As communication advances, more and more of us will step into a way of working with intangible and marginal impacts, and, so, we need to make our own meaning of the work that we do. We need to find the ways to capture, express, remember and share the impact of our work. Or, at least, I do.
Or, it needs to be an act of faith and trust. A faith that, if we show up in a certain way in our work and our life, we are having the impacts that count. A trust that if we create certain conditions in the way we choose to live, our impact will ripple out, along with everyone else's, and slowly transform the world in the only way it ever really does transform: a slow evolution.
A trust and a faith that if we are here, if we are holding to values that we believe make the world better and avoid making it worse, then we are doing what we can. A trust and a faith that if we are putting the unique mix of talents and ideals that make us who we are to use in the world, then that is enough.
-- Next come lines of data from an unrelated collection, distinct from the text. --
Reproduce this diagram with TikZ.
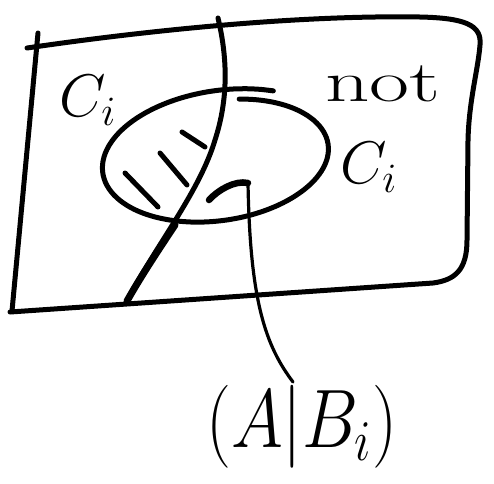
\documentclass[tikz,border=0pt]{standalone}
\begin{document}
\begin{tikzpicture}[x=1pt,y=-1pt,
  ink/.style={line width=5pt, line cap=round, line join=round},
  bigtxt/.style={inner sep=0pt, font=\fontsize{20}{20}\selectfont, scale=2.9}]
\useasboundingbox (0,0) rectangle (494,483);
% frame
\draw[ink] (27,48) .. controls (150,30) and (300,15) .. (420,17)
  .. controls (465,18) and (482,25) .. (480,45)
  .. controls (478,70) and (469,100) .. (468,140) -- (467,240)
  .. controls (467,270) and (455,280) .. (433,283) -- (10,312);
\draw[ink] (38,33) -- (12,311);
% divider
\draw[ink] (218,18) .. controls (228,60) and (228,100) .. (215,140)
  .. controls (200,190) and (160,240) .. (127,300);
\draw[ink, line width=7pt] (175,225) .. controls (155,255) and (140,278) .. (127,301);
% ellipse with overshoot
\begin{scope}[shift={(220,158)}, rotate=8]
  \draw[ink] plot[smooth, domain=-75:300, samples=60]
    ({(0.93+0.17*(\x+75)/375)*113*cos(\x)}, {(0.93+0.17*(\x+75)/375)*62*sin(\x)});
\end{scope}
% hatching
\draw[ink] (125,173) -- (158,207);
\draw[ink] (160,153) -- (187,185);
\draw[ink] (182,132) -- (205,147);
% labels
\node[bigtxt] (ci) at (88,100) {$C_i$};
\node[bigtxt, xscale=1.5] (nt) at (383,84) {not};
\node[bigtxt] (nci) at (369,167) {$C_i$};
\node[inner sep=0pt, font=\fontsize{20}{20}\selectfont, xscale=3.4, yscale=4] (lab) at (302,427) {$(A|B_i)$};
% arrow
\coordinate (tail) at (293,382);
\coordinate (tip) at (248,183);
\draw[line width=3.2pt, line cap=round] (tail) .. controls (265,345) and (250,300) .. (tip);
\draw[ink, line width=6.5pt] (209,200) .. controls (218,190) and (235,180) .. (tip);
\end{tikzpicture}
\end{document}
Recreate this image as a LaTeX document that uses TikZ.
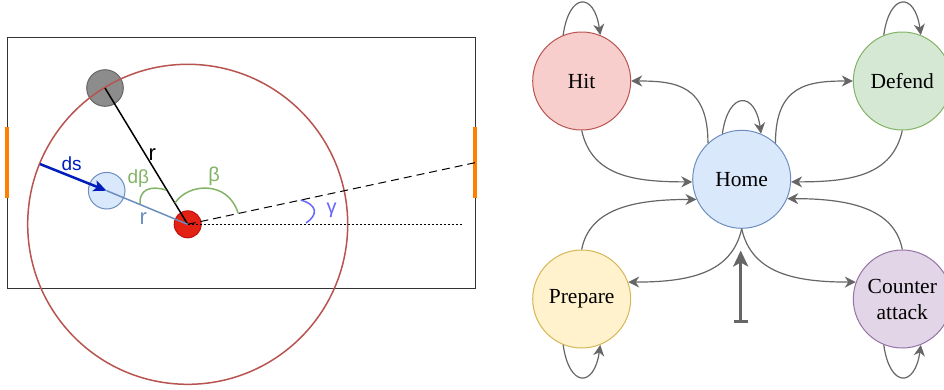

And, despite all that, despite the fact that I've written it before, that I've been doing my best to do it for many years, it is good, sometimes, to be reminded of the impact and reach of our work. No matter how large or small the influence you have on someone, no matter how large or small the contribution you make to an idea or project, that is you, changing the world.
So, sometimes: slow down, think about that, take a breath, and be grateful that you - little you - can indeed change the world.